Extras – Q&A: Is Telnet a Bandwidth Hog?

Q&A

Is Telnet a Bandwidth Hog?

(Posted January 15, 1998; Archived February 15, 1998)

Question

Our firm is having difficulties with WEXIS access via telnet. One of the technical representatives told me that part of the problem is that telnet is a bandwidth hog. Is that true?

Answer

Jim Euliano
Supervisor, Network and Systems
University of Orlando

Telnet (or any stable connection for that matter) uses a very small amount of bandwidth to maintain a constant connection. But when the connection is idle, it doesn’t really use all that much at all.
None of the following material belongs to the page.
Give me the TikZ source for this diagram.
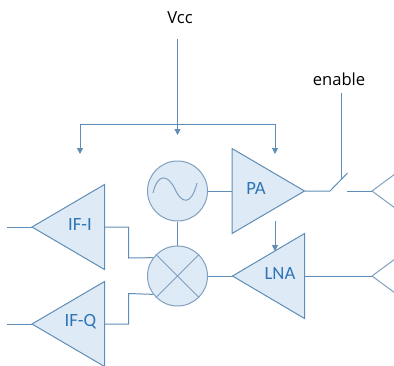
\documentclass[tikz,border=0pt]{standalone}
\usepackage{fontspec}
\setmainfont{Carlito}
\newfontfamily\plainfont{Open Sans}
\usetikzlibrary{arrows.meta}
\definecolor{wire}{HTML}{5F8DB5}
\definecolor{shapeline}{HTML}{7FA0BF}
\definecolor{shapefill}{HTML}{DEEAF6}
\definecolor{bluetext}{HTML}{2E75B6}
\tikzset{
  wireline/.style={draw=wire,line width=1pt},
  feed/.style={wireline,-{Triangle[length=6pt,width=6pt]}},
  tri/.style={draw=wire,line width=1pt,fill=shapefill,line join=miter},
  disc/.style={circle,draw=shapeline,line width=1pt,fill=shapefill,minimum size=60pt,inner sep=0pt},
  blocklabel/.style={font=\fontsize{18.7}{20}\selectfont,text=bluetext,inner sep=0pt},
  plainlabel/.style={font=\plainfont\fontsize{16.6}{20}\selectfont,text=black,inner sep=0pt},
}
\begin{document}
\begin{tikzpicture}[x=1pt,y=-1pt]
\useasboundingbox (0,0) rectangle (394,365);
\clip (0,0) rectangle (394,365);
% points
\coordinate (vtop) at (177.5,39);
\coordinate (vhit) at (177.5,135);
\coordinate (busL) at (80,124);
\coordinate (busR) at (275,124);
\coordinate (arrL) at (80,154);
\coordinate (arrR) at (275,154);
\coordinate (iIn) at (7,227);
\coordinate (iTip) at (32,227);
\coordinate (iOut) at (104.5,227);
\coordinate (iTop) at (104.5,184.5);
\coordinate (iBot) at (104.5,269.5);
\coordinate (qIn) at (7,324);
\coordinate (qTip) at (32,324);
\coordinate (qOut) at (104.5,324);
\coordinate (qTop) at (104.5,281.5);
\coordinate (qBot) at (104.5,366.5);
\coordinate (paIn) at (232,191);
\coordinate (paTop) at (232,148.5);
\coordinate (paBot) at (232,233.5);
\coordinate (paTip) at (304.5,191);
\coordinate (lnaTip) at (232.5,276);
\coordinate (lnaIn) at (304.5,276);
\coordinate (lnaTop) at (304.5,233.5);
\coordinate (lnaBot) at (304.5,318.5);
\coordinate (swA) at (330,191);
\coordinate (swB) at (347.5,173);
\coordinate (swC) at (347,191);
\coordinate (enA) at (341,93);
\coordinate (enB) at (341,179.5);
\coordinate (antT) at (372,191);
\coordinate (antTa) at (395,174);
\coordinate (antTb) at (395,208);
\coordinate (antB) at (372,276);
\coordinate (antBa) at (395,259);
\coordinate (antBb) at (395,293);
\coordinate (fbA) at (275,221);
\coordinate (fbB) at (275,251);
\coordinate (iBendA) at (128.5,227);
\coordinate (iBendB) at (128.5,258);
\coordinate (qBendA) at (128.5,324);
\coordinate (qBendB) at (128.5,293.5);
% wires under shapes
\draw[wireline] (iIn) -- (iTip);
\draw[wireline] (qIn) -- (qTip);
% shapes
\node[disc] (osc) at (177.5,191) {};
\node[disc] (mix) at (177.5,276) {};
\draw[tri] (iTip) -- (iTop) -- (iBot) -- cycle;
\draw[tri] (qTip) -- (qTop) -- (qBot) -- cycle;
\draw[tri] (paTop) -- (paTip) -- (paBot) -- cycle;
\draw[tri] (lnaTip) -- (lnaTop) -- (lnaBot) -- cycle;
% symbols in circles
\draw[shapeline,line width=1pt] (153,193) .. controls (158,172) and (168,175) .. (175,189) .. controls (181,203) and (191,207) .. (197,183);
\draw[shapeline,line width=1pt] (mix.north west) -- (mix.south east);
\draw[shapeline,line width=1pt] (mix.north east) -- (mix.south west);
% labels
\node[plainlabel] (vcc) at (180,18) {Vcc};
\node[plainlabel] (enable) at (339,79) {enable};
\node[blocklabel] (pa) at (256,188) {PA};
\node[blocklabel] (lna) at (280,273) {LNA};
\node[blocklabel] (ifi) at (80,224) {IF-I};
\node[blocklabel] (ifq) at (80.5,322) {IF-Q};
% connectors
\draw[feed] (vtop) -- (vhit);
\draw[wireline] (busL) -- (busR);
\draw[feed] (busL) -- (arrL);
\draw[feed] (busR) -- (arrR);
\draw[wireline] (osc) -- (mix);
\draw[wireline] (osc.east) -- (paIn);
\draw[wireline] (mix.east) -- (lnaTip);
\draw[wireline] (iOut) -- (iBendA) -- (iBendB) -- (mix.143);
\draw[wireline] (qOut) -- (qBendA) -- (qBendB) -- (mix.217);
\draw[wireline] (paTip) -- (swA) -- (swB);
\draw[wireline] (enA) -- (enB);
\draw[wireline] (swC) -- (antT);
\draw[wireline] (lnaIn) -- (antB);
\draw[wireline,draw=shapeline] (antTa) -- (antT) -- (antTb);
\draw[wireline,draw=shapeline] (antBa) -- (antB) -- (antBb);
\draw[feed] (fbA) -- (fbB);
\end{tikzpicture}
\end{document}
In fact, it is my understanding that telnet connections used less bandwidth (in the long run) then an http connection because when you want to request information, you are already connected and don’t have to wait for the connection process to take place between your client and the server. Westlaw and Lexis are still too slow though.

Personally, I’d suggest that LEXIS and Westlaw get more lines from different ISP (ie., Digex, PSI, etc., etc., etc.) so that when Sprint or MCI have problems, the whole service doesn’t crash and burn. I heard last week that Sprint in Atlanta died (again) when one of their primary routers decided to stop routing. These things happen and only a network with multiple ISP’s will be safe against bandwidth crashes when a primary route like this goes down.